Trust Management Module
Each peer maintains a Least‑Recently‑Used (LRU) cache of its most recent 32 transactions. When a file is downloaded, the transaction is rated +1 for authentic files and –1 for fake files. The fraction of successful downloads from peer j to peer i (Sij) is computed as the ratio of positive ratings to total interactions. A threshold of 0.5 classifies peers as trustworthy (Sij > 0.5), malicious (Sij < 0.5), or neutral (0.5 ≥ Sij ≥ 0.0). For neutral peers, i solicits recommendations from other peers, thereby leveraging collective experience without incurring excessive messaging.

Topology Adaptation
The underlying network is generated using the Barabási‑Albert model, yielding a power‑law degree distribution (6 000 nodes, ≈ 18 000 edges). Two types of edges exist: connectivity links (the original graph) and community links (added between peers that trust each other). To bound bandwidth consumption, each peer may add community links only up to a relative increase in degree (RIC) of 0.3 (edge_limit). A rewiring probability (0.3) governs the creation of new community links and the removal of links to malicious peers. When a peer i receives a genuine file from peer j, and both satisfy the edge_limit condition, a bidirectional community link is formed after j’s approval. Conversely, if i discovers that j supplied a fake file, i deletes the community link. This dynamic rewiring gradually clusters trustworthy peers together while isolating malicious nodes.

Search Procedure
Initially, queries are propagated using a TTL‑limited breadth‑first search (BFS) with TTL = 5. As the network stabilizes and community links dominate, the algorithm switches to a directed depth‑first search (DFS) with TTL = 10. Each query packet carries the file identifier (category c, rank r), the current TTL, and the node’s Prob_com (probability of community formation), computed from the node’s degree and edge_limit. When forwarding, a peer ranks its neighbors by (1) trustworthiness, (2) similarity of interest (same content category), and (3) presence of the requested file in its local repository. Queries are first sent to trusted community neighbors; only when insufficient community links exist are connectivity links used. Upon receipt, a peer checks the sender’s trust rating; if the sender is deemed malicious, the query is dropped. If the file is found, a response is sent back; otherwise, the query continues until TTL expires.

Performance Evaluation
The authors evaluate the scheme using a discrete‑event simulator written in C. The simulation parameters include: 6 000 peers, 32 content categories, Zipf‑distributed file popularity (α = 0.8), Poisson‑distributed query generation, edge_limit = 0.3, and rewiring degree = 0.3. Three metrics are measured:

  1. Attempt Ratio (AR) – probability that the first download attempt yields an authentic file.
  2. Effective Attempt Ratio (EAR) – comparative measure of AR between good and malicious peers.
  3. Query Miss Ratio (QMR) – proportion of queries that fail to locate the requested file.

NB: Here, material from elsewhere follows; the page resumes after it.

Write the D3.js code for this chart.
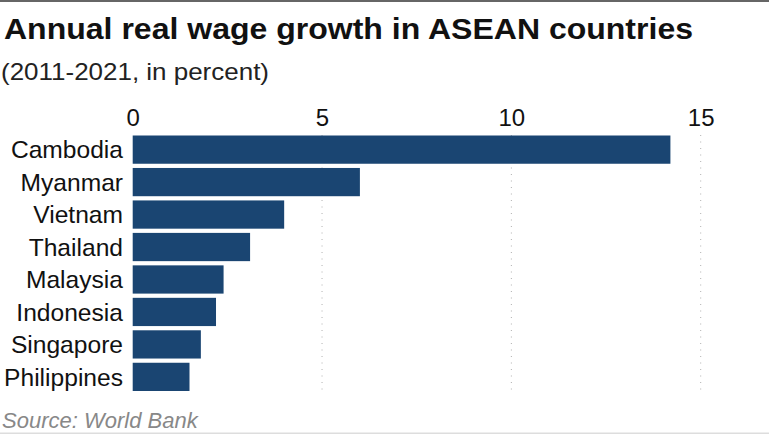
<!DOCTYPE html>
<html>
<head>
<meta charset="utf-8">
<script src="https://cdn.jsdelivr.net/npm/d3@7"></script>
<style>
  html, body { margin: 0; padding: 0; background: #fff; }
  svg { display: block; font-family: "Liberation Sans", Arial, Helvetica, sans-serif; }
</style>
</head>
<body>
<svg id="chart" width="769" height="434"></svg>
<script>
const countries = ["Cambodia", "Myanmar", "Vietnam", "Thailand", "Malaysia", "Indonesia", "Singapore", "Philippines"];
const growth = [14.2, 6.0, 4.0, 3.1, 2.4, 2.2, 1.8, 1.5];
const tickValues = [0, 5, 10, 15];
const titleText = "Annual real wage growth in ASEAN countries";
const subtitleText = "(2011-2021, in percent)";
const sourceText = "Source: World Bank";

const svg = d3.select("#chart");
const W = 769, H = 434;

const x = d3.scaleLinear().domain([0, 15]).range([132.7, 700.7]);
const y = d3.scaleBand().domain(countries).range([135.5, 391]).paddingInner(0.13).paddingOuter(0);

// frame lines
svg.append("rect").attr("x", 0).attr("y", 0).attr("width", W).attr("height", 2).attr("fill", "#666");
svg.append("rect").attr("x", 0).attr("y", 432.5).attr("width", W).attr("height", 1.5).attr("fill", "#ddd");

// title
svg.append("text").attr("x", 4).attr("y", 38.5)
  .attr("font-size", 29.5).attr("font-weight", "bold").attr("fill", "#111")
  .attr("textLength", 689).attr("lengthAdjust", "spacingAndGlyphs")
  .text(titleText);
svg.append("text").attr("x", 1).attr("y", 80)
  .attr("font-size", 24).attr("fill", "#222")
  .attr("textLength", 268).attr("lengthAdjust", "spacingAndGlyphs")
  .text(subtitleText);

// gridlines
svg.append("g").selectAll("line").data(tickValues.filter(d => d > 0)).join("line")
  .attr("x1", d => x(d)).attr("x2", d => x(d))
  .attr("y1", 135).attr("y2", 391)
  .attr("stroke", "#b0b0b0").attr("stroke-width", 1)
  .attr("stroke-dasharray", "1,5.5");

// top axis
const axis = d3.axisTop(x).tickValues(tickValues).tickSize(0).tickPadding(0).tickFormat(d3.format("d"));
const ag = svg.append("g").attr("transform", "translate(0,126)").call(axis);
ag.select(".domain").remove();
ag.selectAll("text").attr("font-size", 24).attr("fill", "#111")
  .attr("font-family", "\"Liberation Sans\", Arial, sans-serif").attr("dy", 0);

// bars
svg.append("g").selectAll("rect").data(countries).join("rect")
  .attr("x", x(0)).attr("y", d => y(d))
  .attr("width", (d, i) => x(growth[i]) - x(0))
  .attr("height", y.bandwidth())
  .attr("fill", "#1a4572");

// labels
svg.append("g").selectAll("text").data(countries).join("text")
  .attr("x", 123).attr("y", d => y(d) + y.bandwidth() / 2)
  .attr("dy", "0.36em").attr("text-anchor", "end")
  .attr("font-size", 24.6).attr("fill", "#111")
  .text(d => d);

// source
svg.append("text").attr("x", 2).attr("y", 428)
  .attr("font-size", 22).attr("font-style", "italic").attr("fill", "#888")
  .text(sourceText);
</script>
</body>
</html>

Results show that with 10 % malicious peers, EAR for good peers reaches ≈ 80 % and remains above 70 % even when the malicious fraction rises to 60 %. QMR for good peers drops below 0.2 after a few generations as community links become dominant, whereas malicious peers experience higher QMR because their queries are frequently blocked. The overhead of trust management (storage of LRU caches, computation of Sij, and occasional recommendation exchanges) diminishes as the topology stabilizes, confirming the scheme’s scalability.

Conclusions
The proposed trust‑aware topology‑adaptation algorithm effectively curtails free‑riding and malicious file distribution while maintaining low overhead and high search efficiency. By continuously reshaping the overlay based on observed trust, the system isolates adversarial nodes and creates high‑quality search paths among trustworthy peers. The simulation validates robustness under varying malicious peer ratios and demonstrates that the approach scales to thousands of nodes. Future work may explore defenses against white‑washing (peers leaving and rejoining to reset trust), integration with incentive mechanisms, and real‑world deployment on existing P2P clients.